▸ **DATA EXTRACT**
** begin **

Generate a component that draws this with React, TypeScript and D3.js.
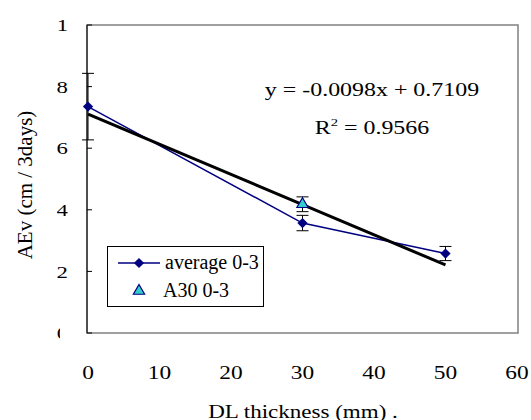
import React from 'react';
import * as d3 from 'd3';

// DL thickness (mm) and measured AEv values
const thickness = [0, 30, 50];
const averageVals = [0.735, 0.357, 0.258];
const averageErr = [0.108, 0.025, 0.023];

const a30X = [30];
const a30Vals = [0.418];
const a30Err = [0.024];

// linear trend of "average 0-3"
const trendSlope = -0.0098;
const trendIntercept = 0.7109;
const trendRange = [0, 50];

const xTicks = [0, 10, 20, 30, 40, 50, 60];
const yTicks = [0, 0.2, 0.4, 0.6, 0.8, 1];

const W = 531;
const H = 420;
const plot = { left: 87, right: 518, top: 25, bottom: 333 };
const NAVY = '#000080';
const SERIF = '"Liberation Serif", "Times New Roman", serif';

const App = () => {
  const x = d3.scaleLinear().domain([0, 60]).range([88, 517]);
  const y = d3.scaleLinear().domain([0, 1]).range([plot.bottom, plot.top]);
  const fmt = d3.format('~g');

  const avgData = thickness.map((t, i) => ({ t, v: averageVals[i], e: averageErr[i] }));
  const a30Data = a30X.map((t, i) => ({ t, v: a30Vals[i], e: a30Err[i] }));

  const line = d3
    .line<{ t: number; v: number }>()
    .x((d) => x(d.t))
    .y((d) => y(d.v));

  const trend = trendRange.map((t) => ({ t, v: trendSlope * t + trendIntercept }));

  // square turned 45 degrees, like the Excel diamond marker
  const diamond = d3.symbol().type(d3.symbolSquare).size(52)();
  const triangle = d3.symbol().type(d3.symbolTriangle).size(55)();

  const errorBar = (d: { t: number; v: number; e: number }, key: string) => {
    const cx = x(d.t);
    const y1 = y(d.v + d.e);
    const y2 = y(d.v - d.e);
    return (
      <g key={key} stroke="#000" strokeWidth={1}>
        <line x1={cx} x2={cx} y1={y1} y2={y2} />
        <line x1={cx - 6} x2={cx + 6} y1={y1} y2={y1} />
        <line x1={cx - 6} x2={cx + 6} y1={y2} y2={y2} />
      </g>
    );
  };

  return (
    <svg
      width={W}
      height={H}
      style={{ position: 'absolute', left: 0, top: 0, background: '#fff' }}
      fontFamily={SERIF}
    >
      <defs>
        <clipPath id="ylabClip">
          <polygon points={`57,0 90,0 90,320 60,320 60,350 57,350`} />
        </clipPath>
      </defs>
      <rect width={W} height={H} fill="#fff" />

      {/* plot area border */}
      <rect
        x={plot.left}
        y={plot.top}
        width={plot.right - plot.left}
        height={plot.bottom - plot.top}
        fill="none"
        stroke="#808080"
        strokeWidth={1.5}
      />
      <line x1={plot.left} x2={plot.left} y1={plot.top} y2={plot.bottom} stroke="#000" strokeWidth={1} />

      {/* y ticks (inside) */}
      {yTicks.map((t) => (
        <line key={'yt' + t} x1={plot.left} x2={plot.left + 5} y1={y(t)} y2={y(t)} stroke="#000" />
      ))}

      {/* y tick labels, partly hidden like the source */}
      <g clipPath="url(#ylabClip)" fontSize={17.5} textAnchor="end">
        {yTicks.map((t) => (
          <text key={'yl' + t} transform={`translate(68,${y(t)}) scale(1.3,1)`} dy="0.35em">
            {fmt(t)}
          </text>
        ))}
      </g>

      {/* x tick labels */}
      {xTicks.map((t) => (
        <text
          key={'xl' + t}
          transform={`translate(${x(t)},379) scale(1.3,1)`}
          fontSize={18}
          textAnchor="middle"
        >
          {t}
        </text>
      ))}

      {/* axis titles */}
      <text transform="translate(303,418) scale(1.28,1)" fontSize={18} textAnchor="middle">
        DL thickness (mm) .
      </text>
      <text transform="translate(32,185) rotate(-90)" fontSize={21} textAnchor="middle">
        AEv (cm / 3days)
      </text>

      {/* series average 0-3 */}
      <path d={line(avgData) || ''} fill="none" stroke={NAVY} strokeWidth={1.5} />
      {avgData.map((d, i) => errorBar(d, 'ea' + i))}
      {a30Data.map((d, i) => errorBar(d, 'eb' + i))}

      {/* linear trend */}
      <path d={line(trend) || ''} fill="none" stroke="#000" strokeWidth={3} />

      {avgData.map((d, i) => (
        <path
          key={'pa' + i}
          d={diamond || ''}
          transform={`translate(${x(d.t)},${y(d.v)}) rotate(45)`}
          fill={NAVY}
        />
      ))}
      {a30Data.map((d, i) => (
        <path
          key={'pb' + i}
          d={triangle || ''}
          transform={`translate(${x(d.t)},${y(d.v)})`}
          fill="#33CCCC"
          stroke={NAVY}
          strokeWidth={1.2}
        />
      ))}

      {/* trend equation */}
      <text transform="translate(372,96) scale(1.33,1)" fontSize={18} textAnchor="middle">
        y = -0.0098x + 0.7109
      </text>
      <text transform="translate(372,134) scale(1.33,1)" fontSize={18} textAnchor="middle">
        R<tspan fontSize={11} dy={-8}>2</tspan>
        <tspan dy={8}> = 0.9566</tspan>
      </text>

      {/* legend */}
      <g>
        <rect x={107.5} y={246.5} width={156} height={60} fill="#fff" stroke="#000" strokeWidth={1} />
        <line x1={118} x2={160} y1={263} y2={263} stroke={NAVY} strokeWidth={1.5} />
        <path d={diamond || ''} transform="translate(139,263) rotate(45)" fill={NAVY} />
        <text x={165} y={268.5} fontSize={20}>
          average 0-3
        </text>
        <path d={triangle || ''} transform="translate(139,291)" fill="#33CCCC" stroke={NAVY} strokeWidth={1.2} />
        <text x={163} y={297} fontSize={20}>
          A30 0-3
        </text>
      </g>
    </svg>
  );
};

export default App;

** end **

▸ **GIVEN TASK**
Return the material exactly as given, apart from the pictures.

▸ **ANSWER TO THE PROBLEM**
Generate a component that draws this with React, TypeScript and D3.js.
import React from 'react';
import * as d3 from 'd3';

// DL thickness (mm) and measured AEv values
const thickness = [0, 30, 50];
const averageVals = [0.735, 0.357, 0.258];
const averageErr = [0.108, 0.025, 0.023];

const a30X = [30];
const a30Vals = [0.418];
const a30Err = [0.024];

// linear trend of "average 0-3"
const trendSlope = -0.0098;
const trendIntercept = 0.7109;
const trendRange = [0, 50];

const xTicks = [0, 10, 20, 30, 40, 50, 60];
const yTicks = [0, 0.2, 0.4, 0.6, 0.8, 1];

const W = 531;
const H = 420;
const plot = { left: 87, right: 518, top: 25, bottom: 333 };
const NAVY = '#000080';
const SERIF = '"Liberation Serif", "Times New Roman", serif';

const App = () => {
  const x = d3.scaleLinear().domain([0, 60]).range([88, 517]);
  const y = d3.scaleLinear().domain([0, 1]).range([plot.bottom, plot.top]);
  const fmt = d3.format('~g');

  const avgData = thickness.map((t, i) => ({ t, v: averageVals[i], e: averageErr[i] }));
  const a30Data = a30X.map((t, i) => ({ t, v: a30Vals[i], e: a30Err[i] }));

  const line = d3
    .line<{ t: number; v: number }>()
    .x((d) => x(d.t))
    .y((d) => y(d.v));

  const trend = trendRange.map((t) => ({ t, v: trendSlope * t + trendIntercept }));

  // square turned 45 degrees, like the Excel diamond marker
  const diamond = d3.symbol().type(d3.symbolSquare).size(52)();
  const triangle = d3.symbol().type(d3.symbolTriangle).size(55)();

  const errorBar = (d: { t: number; v: number; e: number }, key: string) => {
    const cx = x(d.t);
    const y1 = y(d.v + d.e);
    const y2 = y(d.v - d.e);
    return (
      <g key={key} stroke="#000" strokeWidth={1}>
        <line x1={cx} x2={cx} y1={y1} y2={y2} />
        <line x1={cx - 6} x2={cx + 6} y1={y1} y2={y1} />
        <line x1={cx - 6} x2={cx + 6} y1={y2} y2={y2} />
      </g>
    );
  };

  return (
    <svg
      width={W}
      height={H}
      style={{ position: 'absolute', left: 0, top: 0, background: '#fff' }}
      fontFamily={SERIF}
    >
      <defs>
        <clipPath id="ylabClip">
          <polygon points={`57,0 90,0 90,320 60,320 60,350 57,350`} />
        </clipPath>
      </defs>
      <rect width={W} height={H} fill="#fff" />

      {/* plot area border */}
      <rect
        x={plot.left}
        y={plot.top}
        width={plot.right - plot.left}
        height={plot.bottom - plot.top}
        fill="none"
        stroke="#808080"
        strokeWidth={1.5}
      />
      <line x1={plot.left} x2={plot.left} y1={plot.top} y2={plot.bottom} stroke="#000" strokeWidth={1} />

      {/* y ticks (inside) */}
      {yTicks.map((t) => (
        <line key={'yt' + t} x1={plot.left} x2={plot.left + 5} y1={y(t)} y2={y(t)} stroke="#000" />
      ))}

      {/* y tick labels, partly hidden like the source */}
      <g clipPath="url(#ylabClip)" fontSize={17.5} textAnchor="end">
        {yTicks.map((t) => (
          <text key={'yl' + t} transform={`translate(68,${y(t)}) scale(1.3,1)`} dy="0.35em">
            {fmt(t)}
          </text>
        ))}
      </g>

      {/* x tick labels */}
      {xTicks.map((t) => (
        <text
          key={'xl' + t}
          transform={`translate(${x(t)},379) scale(1.3,1)`}
          fontSize={18}
          textAnchor="middle"
        >
          {t}
        </text>
      ))}

      {/* axis titles */}
      <text transform="translate(303,418) scale(1.28,1)" fontSize={18} textAnchor="middle">
        DL thickness (mm) .
      </text>
      <text transform="translate(32,185) rotate(-90)" fontSize={21} textAnchor="middle">
        AEv (cm / 3days)
      </text>

      {/* series average 0-3 */}
      <path d={line(avgData) || ''} fill="none" stroke={NAVY} strokeWidth={1.5} />
      {avgData.map((d, i) => errorBar(d, 'ea' + i))}
      {a30Data.map((d, i) => errorBar(d, 'eb' + i))}

      {/* linear trend */}
      <path d={line(trend) || ''} fill="none" stroke="#000" strokeWidth={3} />

      {avgData.map((d, i) => (
        <path
          key={'pa' + i}
          d={diamond || ''}
          transform={`translate(${x(d.t)},${y(d.v)}) rotate(45)`}
          fill={NAVY}
        />
      ))}
      {a30Data.map((d, i) => (
        <path
          key={'pb' + i}
          d={triangle || ''}
          transform={`translate(${x(d.t)},${y(d.v)})`}
          fill="#33CCCC"
          stroke={NAVY}
          strokeWidth={1.2}
        />
      ))}

      {/* trend equation */}
      <text transform="translate(372,96) scale(1.33,1)" fontSize={18} textAnchor="middle">
        y = -0.0098x + 0.7109
      </text>
      <text transform="translate(372,134) scale(1.33,1)" fontSize={18} textAnchor="middle">
        R<tspan fontSize={11} dy={-8}>2</tspan>
        <tspan dy={8}> = 0.9566</tspan>
      </text>

      {/* legend */}
      <g>
        <rect x={107.5} y={246.5} width={156} height={60} fill="#fff" stroke="#000" strokeWidth={1} />
        <line x1={118} x2={160} y1={263} y2={263} stroke={NAVY} strokeWidth={1.5} />
        <path d={diamond || ''} transform="translate(139,263) rotate(45)" fill={NAVY} />
        <text x={165} y={268.5} fontSize={20}>
          average 0-3
        </text>
        <path d={triangle || ''} transform="translate(139,291)" fill="#33CCCC" stroke={NAVY} strokeWidth={1.2} />
        <text x={163} y={297} fontSize={20}>
          A30 0-3
        </text>
      </g>
    </svg>
  );
};

export default App;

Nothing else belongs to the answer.